Hide Forgot
Description of problem: Setup GCE cloud provider, having "multizone = true" in its cloud config, volumes can be provisioned in a zone where there are no nodes. The volumes are provisioned using "metadata.annotations.volume.alpha.kubernetes.io". According to https://github.com/openshift/openshift-docs/blob/master/install_config/persistent_storage/dynamically_provisioning_pvs.adoc. This can be avoided by setting labels to the PV, thus using StorageClass could avoid it. Considering both alpha and beta versions(for annotations) are in use, I think this needs to be highlighted and documented. Version-Release number of selected component (if applicable): openshift v3.4.0.29+ca980ba kubernetes v1.4.0+776c994 etcd 3.1.0-rc.0 How reproducible: Always Steps to Reproduce: 1. Setup OCP cluster on GCE with cloud provider enabled 2. Make sure the cloud config has multizone set to true 3. Use the 3.3 version PVC to dynamically provision a PV(i.e. not using StorageClass) Actual results: Volume provisioned in another zone where there are no nodes in it, thus pods can not mount. Expected results: Volume should always provision in zones where there are available nodes. Additional info:
I setup a cluster using Flexy deployment on GCE and tried to reproduce this.

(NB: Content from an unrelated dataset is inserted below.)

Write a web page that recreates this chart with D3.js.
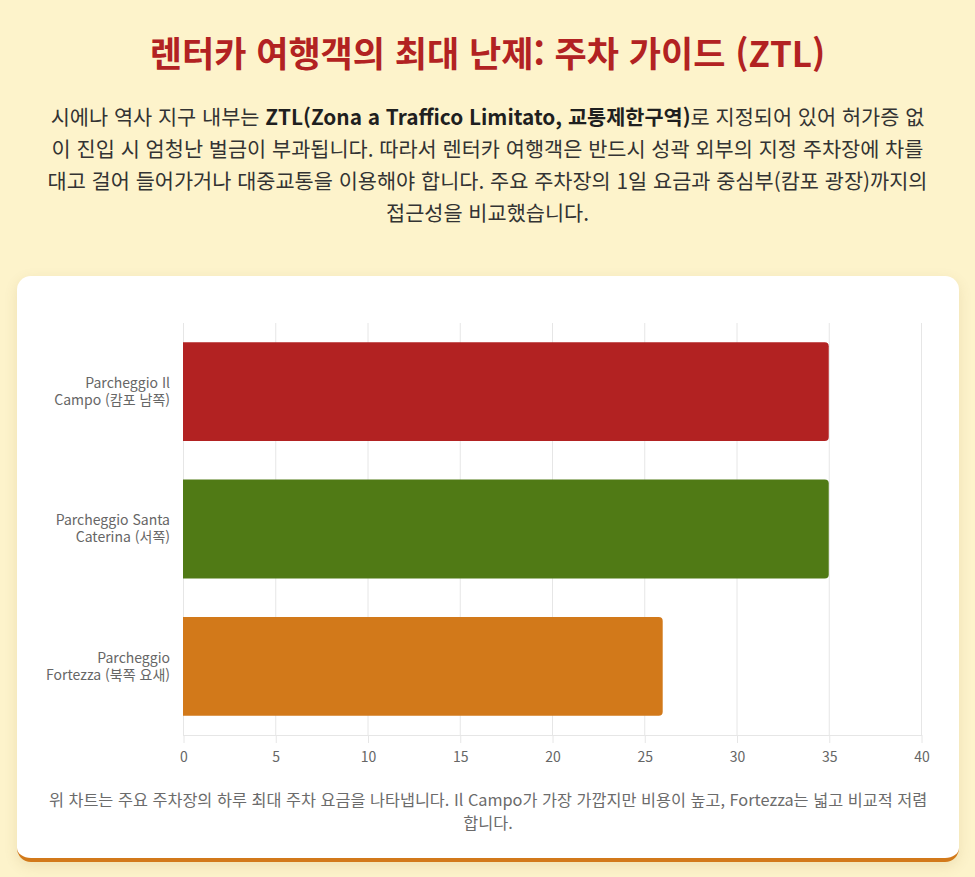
<!DOCTYPE html>
<html lang="ko">
<head>
<meta charset="utf-8">
<script src="https://cdn.jsdelivr.net/npm/d3@7"></script>
<style>
  html, body { margin: 0; padding: 0; }
  body {
    width: 975px; height: 877px; overflow: hidden;
    background: #fdf3cb;
    font-family: "Noto Sans CJK KR", "Noto Sans", sans-serif;
  }
  h1 {
    position: absolute; left: 0; top: 25px; width: 975px; margin: 0;
    text-align: center; font-size: 35px; font-weight: 700; color: #b22222;
    line-height: 54px; white-space: nowrap;
  }
  .intro {
    position: absolute; left: 10px; top: 100px; width: 955px; margin: 0;
    text-align: center; font-size: 20.8px; line-height: 32px; color: #333;
    white-space: nowrap;
  }
  .intro b { color: #1f1f1f; }
  .card {
    position: absolute; left: 17px; top: 276px; width: 942px; height: 582px;
    background: #fff; border-radius: 14px;
    border-bottom: 4px solid #d2791a;
    box-shadow: 0 4px 14px rgba(120, 90, 0, 0.12);
  }
  .caption {
    position: absolute; left: 0; top: 512px; width: 942px; margin: 0;
    text-align: center; font-size: 16.3px; line-height: 23px; color: #6b6b6b;
    white-space: nowrap;
  }
</style>
</head>
<body>
<h1>렌터카 여행객의 최대 난제: 주차 가이드 (ZTL)</h1>
<p class="intro">시에나 역사 지구 내부는 <b>ZTL(Zona a Traffico Limitato, 교통제한구역)</b>로 지정되어 있어 허가증 없<br>이 진입 시 엄청난 벌금이 부과됩니다. 따라서 렌터카 여행객은 반드시 성곽 외부의 지정 주차장에 차를<br>대고 걸어 들어가거나 대중교통을 이용해야 합니다. 주요 주차장의 1일 요금과 중심부(캄포 광장)까지의<br>접근성을 비교했습니다.</p>
<div class="card">
  <svg id="chart" width="942" height="500"></svg>
  <p class="caption">위 차트는 주요 주차장의 하루 최대 주차 요금을 나타냅니다. Il Campo가 가장 가깝지만 비용이 높고, Fortezza는 넓고 비교적 저렴<br>합니다.</p>
</div>
<script>
// parking lots, daily max fee (EUR)
const lotLabels = [
  ["Parcheggio Il", "Campo (캄포 남쪽)"],
  ["Parcheggio Santa", "Caterina (서쪽)"],
  ["Parcheggio", "Fortezza (북쪽 요새)"]
];
const dailyFee = [35, 35, 26];
const barColors = ["#b22222", "#507a15", "#d2791a"];
const xTicks = [0, 5, 10, 15, 20, 25, 30, 35, 40];

const svg = d3.select("#chart");
const plot = { left: 166, right: 904, top: 47, bottom: 459 };

const x = d3.scaleLinear().domain([0, 40]).range([plot.left, plot.right]);
const y = d3.scaleBand()
  .domain(d3.range(lotLabels.length))
  .range([plot.top, plot.bottom])
  .paddingInner(0.28)
  .paddingOuter(0.14);

// vertical grid lines
svg.append("g")
  .selectAll("line")
  .data(xTicks)
  .join("line")
  .attr("x1", d => x(d) + 0.5).attr("x2", d => x(d) + 0.5)
  .attr("y1", plot.top).attr("y2", plot.bottom)
  .attr("stroke", "#e6e6e6").attr("stroke-width", 1);

svg.append("line")
  .attr("x1", plot.left).attr("x2", plot.right + 1)
  .attr("y1", plot.bottom + 0.5).attr("y2", plot.bottom + 0.5)
  .attr("stroke", "#e6e6e6");

// x axis: ticks + labels
const xAxis = d3.axisBottom(x).tickValues(xTicks).tickSize(8).tickPadding(9);
svg.append("g")
  .attr("transform", `translate(0.5,${plot.bottom})`)
  .call(xAxis)
  .call(g => g.select(".domain").remove())
  .call(g => g.selectAll(".tick line").attr("stroke", "#e6e6e6"))
  .call(g => g.selectAll("text")
    .attr("fill", "#666").attr("font-size", 14)
    .attr("font-family", "'Noto Sans CJK KR', sans-serif"));

// bars with rounded right end
function barPath(x0, x1, y0, h, r) {
  r = Math.min(r, (x1 - x0) / 2);
  return `M${x0},${y0}H${x1 - r}Q${x1},${y0} ${x1},${y0 + r}` +
         `V${y0 + h - r}Q${x1},${y0 + h} ${x1 - r},${y0 + h}H${x0}Z`;
}

svg.append("g")
  .selectAll("path")
  .data(dailyFee)
  .join("path")
  .attr("d", (d, i) => barPath(x(0), x(d), y(i), y.bandwidth(), 4))
  .attr("fill", (d, i) => barColors[i]);

// y labels (two lines each)
const yLab = svg.append("g")
  .selectAll("text")
  .data(lotLabels)
  .join("text")
  .attr("text-anchor", "end")
  .attr("fill", "#666")
  .attr("font-size", 14)
  .attr("font-family", "'Noto Sans CJK KR', sans-serif")
  .attr("transform", (d, i) => `translate(${plot.left - 13},${y(i) + y.bandwidth() / 2})`);

yLab.selectAll("tspan")
  .data(d => d.map((t, k) => ({ t, k, n: d.length })))
  .join("tspan")
  .attr("x", 0)
  .attr("y", d => (d.k - (d.n - 1) / 2) * 17)
  .attr("dy", "0.35em")
  .text(d => d.t);
</script>
</body>
</html>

I am still somewhat away from reproducing it. It should be noted that - dynamic provisioning without storageclass document throws 404, if I try to browse via official website - https://docs.openshift.org/latest/install_config/persistent_storage/persistent_storage_gce.html Try clicking "provisioned dynamically" link in the page - it takes us to - https://docs.openshift.org/latest/install_config/persistent_storage/dynamically_provisioning_pvs.html#install-config-persistent-storage-dynamically-provisioning-pvs which throws 404. I don't know - if we are going to support dynamic provisioning without StorageClasses going forward. @bchilds what you think? @Jianwei can you please post your cloud provider config, pvc config?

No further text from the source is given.